[Begin SOURCE EXCERPT]

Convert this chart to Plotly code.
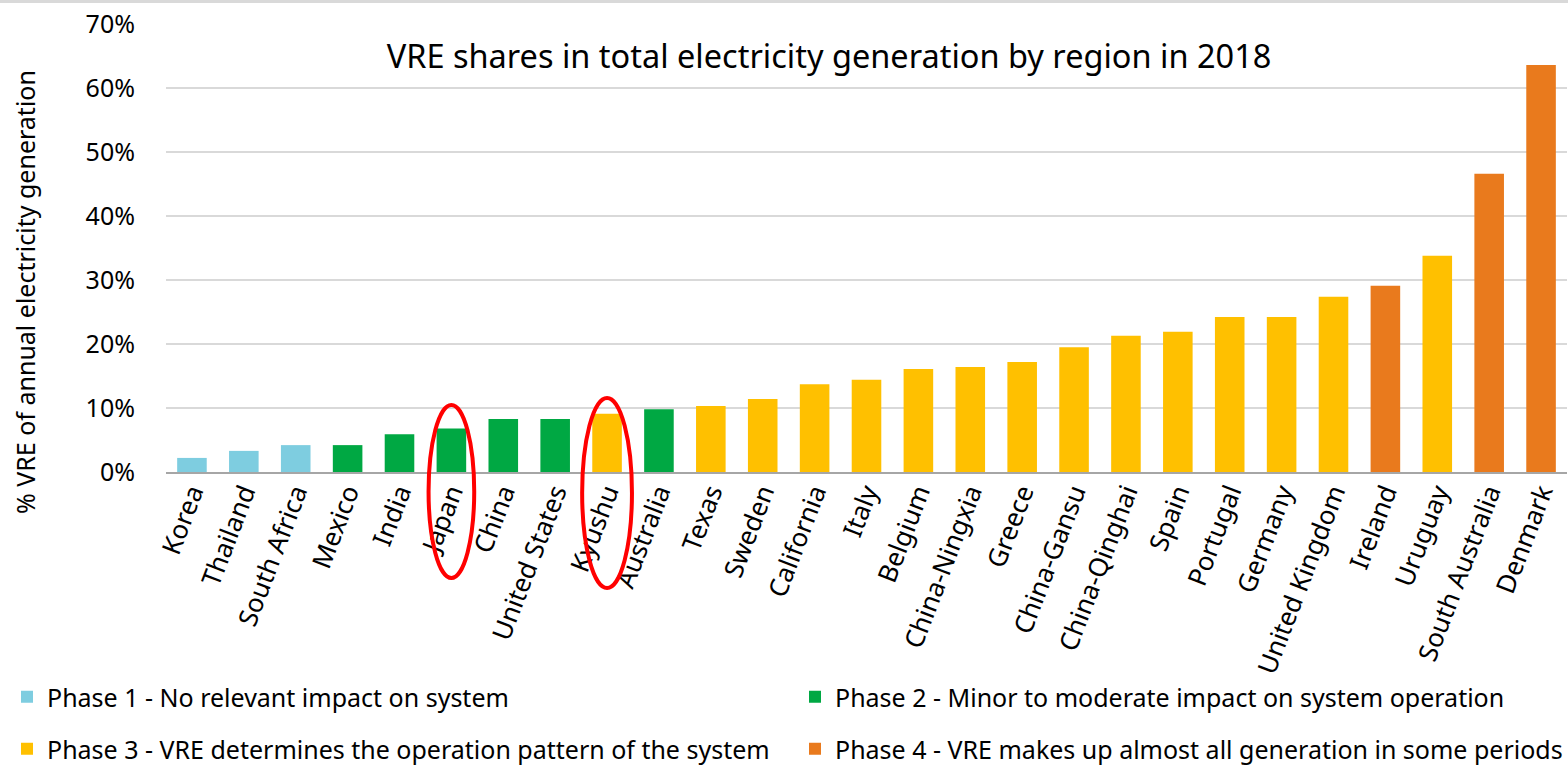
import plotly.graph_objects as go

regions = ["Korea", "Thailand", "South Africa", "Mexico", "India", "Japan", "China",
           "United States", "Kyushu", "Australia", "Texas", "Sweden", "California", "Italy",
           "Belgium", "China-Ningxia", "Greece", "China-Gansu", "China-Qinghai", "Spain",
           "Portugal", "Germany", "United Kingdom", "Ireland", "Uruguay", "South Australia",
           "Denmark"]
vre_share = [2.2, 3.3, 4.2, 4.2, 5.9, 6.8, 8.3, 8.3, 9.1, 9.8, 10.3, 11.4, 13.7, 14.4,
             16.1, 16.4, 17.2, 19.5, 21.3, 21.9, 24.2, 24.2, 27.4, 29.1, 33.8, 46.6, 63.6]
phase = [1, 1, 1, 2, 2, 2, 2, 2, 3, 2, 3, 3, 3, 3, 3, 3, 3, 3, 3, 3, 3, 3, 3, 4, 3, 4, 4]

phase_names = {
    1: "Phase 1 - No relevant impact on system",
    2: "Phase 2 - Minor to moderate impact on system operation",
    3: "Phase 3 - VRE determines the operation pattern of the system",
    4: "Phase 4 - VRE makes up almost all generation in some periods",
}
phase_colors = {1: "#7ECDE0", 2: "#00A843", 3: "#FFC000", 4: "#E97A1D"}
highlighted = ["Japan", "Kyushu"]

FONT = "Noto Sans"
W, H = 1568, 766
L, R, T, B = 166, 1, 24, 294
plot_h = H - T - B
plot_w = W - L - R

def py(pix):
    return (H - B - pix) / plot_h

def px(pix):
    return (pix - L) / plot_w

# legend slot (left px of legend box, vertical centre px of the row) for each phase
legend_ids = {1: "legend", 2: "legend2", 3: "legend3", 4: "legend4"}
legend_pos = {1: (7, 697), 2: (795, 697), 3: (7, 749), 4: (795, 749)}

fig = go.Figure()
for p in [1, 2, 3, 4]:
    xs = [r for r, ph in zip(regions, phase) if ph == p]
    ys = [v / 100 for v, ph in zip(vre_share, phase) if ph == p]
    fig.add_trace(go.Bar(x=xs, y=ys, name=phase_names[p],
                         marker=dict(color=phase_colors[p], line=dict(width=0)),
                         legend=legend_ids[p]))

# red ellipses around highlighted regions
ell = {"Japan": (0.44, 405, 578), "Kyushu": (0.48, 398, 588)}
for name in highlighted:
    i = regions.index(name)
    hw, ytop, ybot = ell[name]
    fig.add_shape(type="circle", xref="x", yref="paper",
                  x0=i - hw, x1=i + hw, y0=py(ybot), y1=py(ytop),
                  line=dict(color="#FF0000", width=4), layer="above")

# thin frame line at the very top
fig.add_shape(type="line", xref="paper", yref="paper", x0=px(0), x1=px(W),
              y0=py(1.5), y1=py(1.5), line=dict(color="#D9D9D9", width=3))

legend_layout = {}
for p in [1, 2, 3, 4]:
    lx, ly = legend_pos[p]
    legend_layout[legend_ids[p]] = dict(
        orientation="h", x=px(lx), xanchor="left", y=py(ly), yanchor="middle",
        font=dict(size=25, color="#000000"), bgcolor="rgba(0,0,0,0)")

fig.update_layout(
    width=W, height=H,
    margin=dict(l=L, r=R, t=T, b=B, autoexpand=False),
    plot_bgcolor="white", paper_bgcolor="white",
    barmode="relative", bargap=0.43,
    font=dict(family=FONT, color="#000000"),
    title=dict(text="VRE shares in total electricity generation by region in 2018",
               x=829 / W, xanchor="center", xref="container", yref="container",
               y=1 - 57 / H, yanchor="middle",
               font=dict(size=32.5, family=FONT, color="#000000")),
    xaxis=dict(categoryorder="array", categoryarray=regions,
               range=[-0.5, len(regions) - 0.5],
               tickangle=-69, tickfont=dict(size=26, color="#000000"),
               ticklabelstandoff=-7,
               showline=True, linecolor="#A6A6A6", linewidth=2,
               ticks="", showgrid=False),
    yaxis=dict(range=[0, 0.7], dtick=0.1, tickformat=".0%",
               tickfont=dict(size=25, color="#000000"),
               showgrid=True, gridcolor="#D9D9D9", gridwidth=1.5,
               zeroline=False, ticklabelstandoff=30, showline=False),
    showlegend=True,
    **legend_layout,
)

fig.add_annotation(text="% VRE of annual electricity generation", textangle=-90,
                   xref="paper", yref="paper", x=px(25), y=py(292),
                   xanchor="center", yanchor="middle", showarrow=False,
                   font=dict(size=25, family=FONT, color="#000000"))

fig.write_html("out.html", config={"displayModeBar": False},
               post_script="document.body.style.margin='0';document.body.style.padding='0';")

[End SOURCE EXCERPT]

> _OBJECTIVE_: Omit the pictures and output all of the other material exactly.

> _OUTPUT FOR THIS TASK_:
Convert this chart to Plotly code.
import plotly.graph_objects as go

regions = ["Korea", "Thailand", "South Africa", "Mexico", "India", "Japan", "China",
           "United States", "Kyushu", "Australia", "Texas", "Sweden", "California", "Italy",
           "Belgium", "China-Ningxia", "Greece", "China-Gansu", "China-Qinghai", "Spain",
           "Portugal", "Germany", "United Kingdom", "Ireland", "Uruguay", "South Australia",
           "Denmark"]
vre_share = [2.2, 3.3, 4.2, 4.2, 5.9, 6.8, 8.3, 8.3, 9.1, 9.8, 10.3, 11.4, 13.7, 14.4,
             16.1, 16.4, 17.2, 19.5, 21.3, 21.9, 24.2, 24.2, 27.4, 29.1, 33.8, 46.6, 63.6]
phase = [1, 1, 1, 2, 2, 2, 2, 2, 3, 2, 3, 3, 3, 3, 3, 3, 3, 3, 3, 3, 3, 3, 3, 4, 3, 4, 4]

phase_names = {
    1: "Phase 1 - No relevant impact on system",
    2: "Phase 2 - Minor to moderate impact on system operation",
    3: "Phase 3 - VRE determines the operation pattern of the system",
    4: "Phase 4 - VRE makes up almost all generation in some periods",
}
phase_colors = {1: "#7ECDE0", 2: "#00A843", 3: "#FFC000", 4: "#E97A1D"}
highlighted = ["Japan", "Kyushu"]

FONT = "Noto Sans"
W, H = 1568, 766
L, R, T, B = 166, 1, 24, 294
plot_h = H - T - B
plot_w = W - L - R

def py(pix):
    return (H - B - pix) / plot_h

def px(pix):
    return (pix - L) / plot_w

# legend slot (left px of legend box, vertical centre px of the row) for each phase
legend_ids = {1: "legend", 2: "legend2", 3: "legend3", 4: "legend4"}
legend_pos = {1: (7, 697), 2: (795, 697), 3: (7, 749), 4: (795, 749)}

fig = go.Figure()
for p in [1, 2, 3, 4]:
    xs = [r for r, ph in zip(regions, phase) if ph == p]
    ys = [v / 100 for v, ph in zip(vre_share, phase) if ph == p]
    fig.add_trace(go.Bar(x=xs, y=ys, name=phase_names[p],
                         marker=dict(color=phase_colors[p], line=dict(width=0)),
                         legend=legend_ids[p]))

# red ellipses around highlighted regions
ell = {"Japan": (0.44, 405, 578), "Kyushu": (0.48, 398, 588)}
for name in highlighted:
    i = regions.index(name)
    hw, ytop, ybot = ell[name]
    fig.add_shape(type="circle", xref="x", yref="paper",
                  x0=i - hw, x1=i + hw, y0=py(ybot), y1=py(ytop),
                  line=dict(color="#FF0000", width=4), layer="above")

# thin frame line at the very top
fig.add_shape(type="line", xref="paper", yref="paper", x0=px(0), x1=px(W),
              y0=py(1.5), y1=py(1.5), line=dict(color="#D9D9D9", width=3))

legend_layout = {}
for p in [1, 2, 3, 4]:
    lx, ly = legend_pos[p]
    legend_layout[legend_ids[p]] = dict(
        orientation="h", x=px(lx), xanchor="left", y=py(ly), yanchor="middle",
        font=dict(size=25, color="#000000"), bgcolor="rgba(0,0,0,0)")

fig.update_layout(
    width=W, height=H,
    margin=dict(l=L, r=R, t=T, b=B, autoexpand=False),
    plot_bgcolor="white", paper_bgcolor="white",
    barmode="relative", bargap=0.43,
    font=dict(family=FONT, color="#000000"),
    title=dict(text="VRE shares in total electricity generation by region in 2018",
               x=829 / W, xanchor="center", xref="container", yref="container",
               y=1 - 57 / H, yanchor="middle",
               font=dict(size=32.5, family=FONT, color="#000000")),
    xaxis=dict(categoryorder="array", categoryarray=regions,
               range=[-0.5, len(regions) - 0.5],
               tickangle=-69, tickfont=dict(size=26, color="#000000"),
               ticklabelstandoff=-7,
               showline=True, linecolor="#A6A6A6", linewidth=2,
               ticks="", showgrid=False),
    yaxis=dict(range=[0, 0.7], dtick=0.1, tickformat=".0%",
               tickfont=dict(size=25, color="#000000"),
               showgrid=True, gridcolor="#D9D9D9", gridwidth=1.5,
               zeroline=False, ticklabelstandoff=30, showline=False),
    showlegend=True,
    **legend_layout,
)

fig.add_annotation(text="% VRE of annual electricity generation", textangle=-90,
                   xref="paper", yref="paper", x=px(25), y=py(292),
                   xanchor="center", yanchor="middle", showarrow=False,
                   font=dict(size=25, family=FONT, color="#000000"))

fig.write_html("out.html", config={"displayModeBar": False},
               post_script="document.body.style.margin='0';document.body.style.padding='0';")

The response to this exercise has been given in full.